Par Clémence AUQUE (Juriste doctorante à l’Université de Lille, Green Law Avocats)
Par un arrêt en date du 17 octobre 2022 (CE, 17 octobre 2022, n°428409), le Conseil d’Etat condamne l’Etat au paiement de deux astreintes de 10 millions d’euros en raison de l’insuffisance des mesures prises par celui-ci pour garantir le respect des seuils limites de pollution (téléchargeable ci-dessous).
Par une décision du 12 juillet 2017 (CE, 6/1 CR, 12 juillet 2017, n°394254), le Conseil d’Etat, saisi par l’association Les Amis de la Terre France, ordonnait au Gouvernement de « prendre toutes les mesures nécessaires pour que soit élaboré et mis en œuvre, pour chacune des zones énumérées au point 9 des motifs de la présente décision, un plan relatif à la qualité de l’air permettant de ramener les concentrations en dioxyde d’azote et en particules fines PM10 sous les valeurs limites fixées par l’article R. 221-1 du code de l’environnement dans le délai le plus court possible et de le transmettre à la Commission européenne avant le 31 mars 2018. ».

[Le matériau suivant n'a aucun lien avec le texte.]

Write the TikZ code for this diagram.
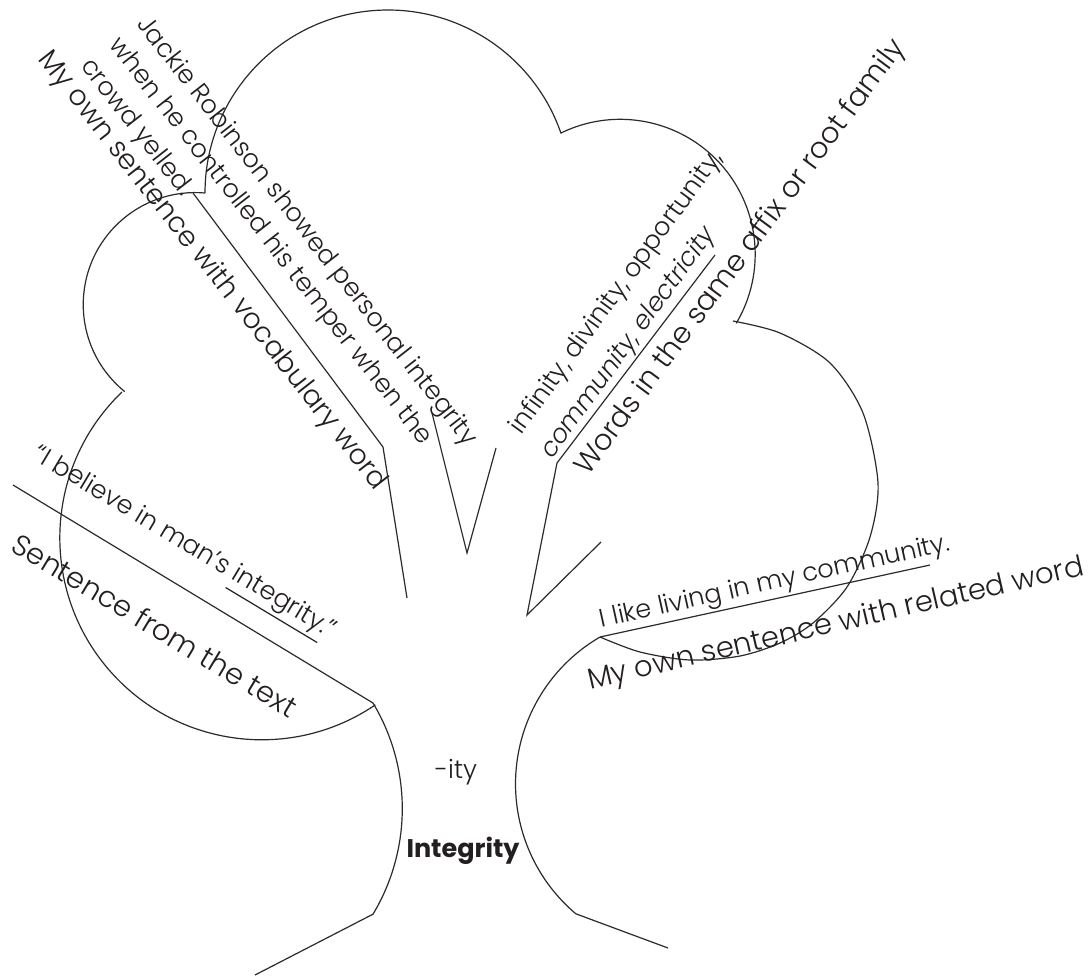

Constatant trois ans plus tard que huit zones de dépassement des seuils n’ont pas fait l’objet de mesures suffisantes, le Conseil d’Etat a prononcé une astreinte de 10 millions d’euros par semestre de retard (CE, Ass., 10 juillet 2020, n°428409, commenté sur le blog de Green Law Avocats).
Puis, le 4 août 2021, ce dernier constatait encore un dépassement des valeurs limites d’émission dans cinq zones et condamnait le Gouvernement au paiement de l’astreinte pour la période allant du 11 janvier 2021 et 11 juillet 2021. Le montant de l’astreinte est alloué à l’association requérante Les Amis de la Terre France ainsi qu’à un ensemble d’établissements publics et associations choisis « eu égard aux actions qu’ils conduisent en matière de lutte contre la pollution atmosphérique et d’amélioration de la qualité de l’air » (CE, 6/5 CR,4 août 2021, n°428409).
Face à la persistance du dépassement des seuils et à l’insuffisance des mesures prises pour garantir une amélioration de la qualité de l’air à brève échéance, le Conseil d’Etat liquide deux nouvelles astreintes pour le second semestre 2021 et le premier semestre 2022 pour un montant total de 20 millions d’euros.
Le bilan s’alourdit pour l’Etat qui subit une nouvelle fois le poids financier de ses manquements en matière de lutte contre la pollution de l’air. Reste à savoir si ce bilan s’alourdira davantage aux prochains semestres. Gardons enfin à l’esprit que l’Etat n’est pas à l’abri d’une autre sanction (budgétaire) : le Tribunal administratif de Paris doit encore se prononcer et donner suite à son jugement avant-dire droit du 3 février 2021 (TA Paris, 3 févr. 2021, n° 1904967, 1904968, 1904972, 1904976/4-1, commenté sur le blog de Green Law Avocats) par lequel le juge parisien reconnaissait « qu’à hauteur des engagements qu’il avait pris et qu’il n’a pas respectés dans le cadre du premier budget carbone, l’Etat doit être regardé comme responsable […] d’une partie du préjudice écologique » causé par les émissions de gaz à effet de serre d’origine anthropique.